‘Little House on the Prairie: Charlotte Stewart Called This Co-Star ‘One of My Favorite Directors’ – and It Wasn’t Michael Landon
Charlotte Stewart starred on Little House on the Prairie from 1974 to 1978 as Walnut Grove school teacher Eva Beadle. Working with an ensemble cast, Stewart built a camaraderie with her co-stars, including show creator Michael Landon. Though Landon often served as writer and director on numerous episodes, Stewart recalled one actor whose directing skills helped make the most of her performance.
Michael Landon was open to story ideas on ‘Little House’
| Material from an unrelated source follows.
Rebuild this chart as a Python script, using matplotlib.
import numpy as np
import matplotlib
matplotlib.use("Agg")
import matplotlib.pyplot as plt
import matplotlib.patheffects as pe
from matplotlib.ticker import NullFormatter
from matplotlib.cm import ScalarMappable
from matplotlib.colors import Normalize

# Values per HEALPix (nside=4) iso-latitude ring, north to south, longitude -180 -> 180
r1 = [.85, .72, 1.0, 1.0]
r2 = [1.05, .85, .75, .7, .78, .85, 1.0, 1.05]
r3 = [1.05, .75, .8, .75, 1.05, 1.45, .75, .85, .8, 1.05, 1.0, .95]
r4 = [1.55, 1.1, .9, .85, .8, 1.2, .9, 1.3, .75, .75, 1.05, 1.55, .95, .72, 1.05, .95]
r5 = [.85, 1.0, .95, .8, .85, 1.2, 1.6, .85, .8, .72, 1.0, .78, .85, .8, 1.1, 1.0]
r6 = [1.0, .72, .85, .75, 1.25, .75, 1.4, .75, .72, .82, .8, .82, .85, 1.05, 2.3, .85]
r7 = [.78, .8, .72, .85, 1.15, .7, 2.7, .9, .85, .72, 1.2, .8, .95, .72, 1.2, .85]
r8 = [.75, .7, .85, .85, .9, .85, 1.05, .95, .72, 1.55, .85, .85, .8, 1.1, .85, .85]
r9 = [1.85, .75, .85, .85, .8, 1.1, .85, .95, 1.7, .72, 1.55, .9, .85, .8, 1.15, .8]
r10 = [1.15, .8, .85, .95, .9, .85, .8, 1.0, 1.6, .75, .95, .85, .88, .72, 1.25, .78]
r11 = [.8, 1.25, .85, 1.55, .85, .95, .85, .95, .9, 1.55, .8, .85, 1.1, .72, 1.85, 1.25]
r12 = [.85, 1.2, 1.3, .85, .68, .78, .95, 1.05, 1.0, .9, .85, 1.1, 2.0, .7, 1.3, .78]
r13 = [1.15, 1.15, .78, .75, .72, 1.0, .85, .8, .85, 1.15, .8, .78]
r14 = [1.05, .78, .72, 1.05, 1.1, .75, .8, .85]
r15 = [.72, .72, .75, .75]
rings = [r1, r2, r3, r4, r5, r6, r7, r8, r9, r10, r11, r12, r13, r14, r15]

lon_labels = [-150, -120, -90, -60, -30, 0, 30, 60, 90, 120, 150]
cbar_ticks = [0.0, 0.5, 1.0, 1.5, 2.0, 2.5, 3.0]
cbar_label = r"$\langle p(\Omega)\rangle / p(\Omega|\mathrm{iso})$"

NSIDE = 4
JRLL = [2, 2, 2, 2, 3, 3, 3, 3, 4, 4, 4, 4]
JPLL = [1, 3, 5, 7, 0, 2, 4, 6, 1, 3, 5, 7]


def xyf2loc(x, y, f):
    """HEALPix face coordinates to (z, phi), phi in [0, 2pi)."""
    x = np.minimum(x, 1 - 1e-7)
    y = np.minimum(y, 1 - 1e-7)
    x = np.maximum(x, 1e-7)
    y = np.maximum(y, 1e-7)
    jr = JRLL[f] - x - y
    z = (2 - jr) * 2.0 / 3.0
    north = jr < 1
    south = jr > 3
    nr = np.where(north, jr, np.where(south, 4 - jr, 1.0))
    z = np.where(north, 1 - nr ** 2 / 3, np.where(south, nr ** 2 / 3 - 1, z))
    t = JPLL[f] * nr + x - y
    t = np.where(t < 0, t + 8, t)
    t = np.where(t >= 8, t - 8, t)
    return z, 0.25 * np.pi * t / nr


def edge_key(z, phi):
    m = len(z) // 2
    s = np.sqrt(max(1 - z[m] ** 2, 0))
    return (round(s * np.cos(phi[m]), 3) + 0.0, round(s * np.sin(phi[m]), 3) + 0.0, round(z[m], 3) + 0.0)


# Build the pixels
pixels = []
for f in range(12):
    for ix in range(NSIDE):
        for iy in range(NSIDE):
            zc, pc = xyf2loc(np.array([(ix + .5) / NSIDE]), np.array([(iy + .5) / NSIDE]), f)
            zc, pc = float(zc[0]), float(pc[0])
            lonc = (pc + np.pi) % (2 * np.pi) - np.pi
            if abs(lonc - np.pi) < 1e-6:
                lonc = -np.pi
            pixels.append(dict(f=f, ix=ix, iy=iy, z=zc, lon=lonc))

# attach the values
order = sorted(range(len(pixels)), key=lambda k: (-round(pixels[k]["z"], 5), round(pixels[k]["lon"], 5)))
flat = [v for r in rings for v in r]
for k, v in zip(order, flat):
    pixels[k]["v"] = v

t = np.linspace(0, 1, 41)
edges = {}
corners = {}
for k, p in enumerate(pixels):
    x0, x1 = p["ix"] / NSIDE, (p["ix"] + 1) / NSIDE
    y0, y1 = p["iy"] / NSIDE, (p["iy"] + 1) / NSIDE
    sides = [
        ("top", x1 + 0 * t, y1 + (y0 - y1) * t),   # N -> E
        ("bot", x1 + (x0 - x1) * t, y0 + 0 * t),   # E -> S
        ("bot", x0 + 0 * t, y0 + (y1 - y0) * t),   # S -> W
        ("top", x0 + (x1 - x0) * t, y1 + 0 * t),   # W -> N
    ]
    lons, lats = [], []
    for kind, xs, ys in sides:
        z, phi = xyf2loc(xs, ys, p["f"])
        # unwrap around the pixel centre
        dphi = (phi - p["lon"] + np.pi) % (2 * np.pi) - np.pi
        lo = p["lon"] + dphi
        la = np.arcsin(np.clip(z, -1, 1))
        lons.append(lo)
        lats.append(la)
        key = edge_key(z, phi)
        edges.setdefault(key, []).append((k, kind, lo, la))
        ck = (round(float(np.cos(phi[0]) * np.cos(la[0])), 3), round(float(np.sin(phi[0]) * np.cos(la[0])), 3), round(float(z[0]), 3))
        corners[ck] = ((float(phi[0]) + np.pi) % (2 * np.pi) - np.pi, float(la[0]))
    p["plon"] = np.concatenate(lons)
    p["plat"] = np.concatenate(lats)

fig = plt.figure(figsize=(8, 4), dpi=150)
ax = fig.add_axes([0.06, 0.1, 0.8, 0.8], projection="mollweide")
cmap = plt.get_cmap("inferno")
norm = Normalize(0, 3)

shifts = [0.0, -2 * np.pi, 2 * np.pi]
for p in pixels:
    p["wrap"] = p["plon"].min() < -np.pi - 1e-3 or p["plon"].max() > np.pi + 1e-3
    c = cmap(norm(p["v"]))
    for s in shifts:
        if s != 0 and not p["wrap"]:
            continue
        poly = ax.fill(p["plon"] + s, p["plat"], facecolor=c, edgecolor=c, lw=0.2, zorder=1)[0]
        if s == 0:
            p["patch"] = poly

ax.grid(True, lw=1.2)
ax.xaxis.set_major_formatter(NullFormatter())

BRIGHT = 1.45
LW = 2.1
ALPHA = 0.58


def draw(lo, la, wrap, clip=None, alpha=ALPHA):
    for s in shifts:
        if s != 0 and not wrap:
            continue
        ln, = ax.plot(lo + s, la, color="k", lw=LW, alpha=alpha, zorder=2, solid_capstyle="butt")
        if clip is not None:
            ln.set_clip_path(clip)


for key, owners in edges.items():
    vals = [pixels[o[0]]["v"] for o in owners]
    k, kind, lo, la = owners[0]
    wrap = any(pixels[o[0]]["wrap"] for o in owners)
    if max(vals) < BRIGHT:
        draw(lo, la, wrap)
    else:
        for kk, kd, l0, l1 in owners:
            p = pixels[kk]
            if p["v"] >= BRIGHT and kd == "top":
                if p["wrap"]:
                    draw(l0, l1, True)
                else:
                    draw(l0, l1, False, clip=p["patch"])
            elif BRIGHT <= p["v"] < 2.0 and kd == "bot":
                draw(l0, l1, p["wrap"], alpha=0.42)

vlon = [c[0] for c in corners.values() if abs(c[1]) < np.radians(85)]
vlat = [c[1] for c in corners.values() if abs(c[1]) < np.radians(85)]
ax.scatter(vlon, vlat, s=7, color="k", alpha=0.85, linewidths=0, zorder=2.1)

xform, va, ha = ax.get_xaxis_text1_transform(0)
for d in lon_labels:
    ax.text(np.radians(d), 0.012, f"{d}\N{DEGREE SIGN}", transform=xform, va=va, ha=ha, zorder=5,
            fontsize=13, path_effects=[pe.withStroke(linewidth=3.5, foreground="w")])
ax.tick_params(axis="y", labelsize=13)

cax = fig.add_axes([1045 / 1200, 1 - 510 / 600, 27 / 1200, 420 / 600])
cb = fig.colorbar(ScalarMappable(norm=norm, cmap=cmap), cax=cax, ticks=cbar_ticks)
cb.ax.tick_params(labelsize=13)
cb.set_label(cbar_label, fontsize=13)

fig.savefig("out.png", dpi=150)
Stewart raved of Landon’s ability to juggle so many responsibilities on the Little House set. She also praised his accessibility, where he welcomed plot line suggestions from the cast. Stewart was thrilled when he turned one of her personal stories into an episode.
“[Landon] was always looking for ideas, always had a legal pad with him jotting down notes,” she wrote in her 2016 memoir, Little House in the Hollywood Hills: A Bad Girl’s Guide to Becoming Miss Beadle, Mary X, and Me. “In fact, I gave Michael an idea for an episode in season 2 based on my godmother, Pauline, who had been the only teacher in the 1930s in Fort Bragg.”
The Little House alum explained how her godmother had to maintain a classroom of many older, ornery boys. The students were used to working with their fathers in the lumber yard rather than sitting at a desk all day. The confinement prompted them to cause trouble for their teacher.
“Life as a pioneer teacher was tough and the everyday challenges weren’t always pretty,” Stewart shared. “I could tell Mike liked the story because after I told it to him, I watched him go to work on that yellow legal pad, writing very quickly, outlining the basis for an episode that would be called ‘Troublemaker’.”
Victor French directed the ‘Little House’ episode ‘Troublemaker’
The season 2 episode featured Miss Beadle having a roomful of older male students, with more on the way at the end of the harvest from other farms. The townspeople are concerned that she cannot keep the classroom under control.
“The school board decides that a man would be better suited to handle the classroom management situation,” Stewart explained. “They vote to fire Miss Beadle.”
Co-star Victor French, who played Isaiah Edwards on the show, was behind the camera for that particular episode. When it was time for her scene with Landon (Charles Ingalls) who gives her the news that she’s terminated, French gave Stewart some solid direction.
“Victor French, who was not only a tremendous actor but one of my favorite directors on the series, took me aside after a take or two filming this scene and gave me a great note,” she recalled. “He said quietly, ‘Don’t let him see you cry’. It turned out to be a moving way for the audience to see both Eva Beadle’s strength and her vulnerability at the same time.”
Charlotte Stewart praised Victor French’s acting
In her book, Stewart brought up several impressive credits from French’s acting career, which included the theater.
“In 1959, French had worked with Leonard Nimoy, Richard Chamberlain, Vic Morrow, and others to found a nonprofit theater company in L.A. called Company of Angels,” Stewart wrote. “It’s still open today and is the oldest repertory theater in Los Angeles.”
Since French’s burly mountain-man character often brought some comedy to the historical drama, Stewart felt that viewers didn’t witness the full range of his acting talent.
“A lot of fans never got to see past the bearded, backcountry, yeehaw charm of the character he played to know what a passionate and fine actor he was,” she remarked.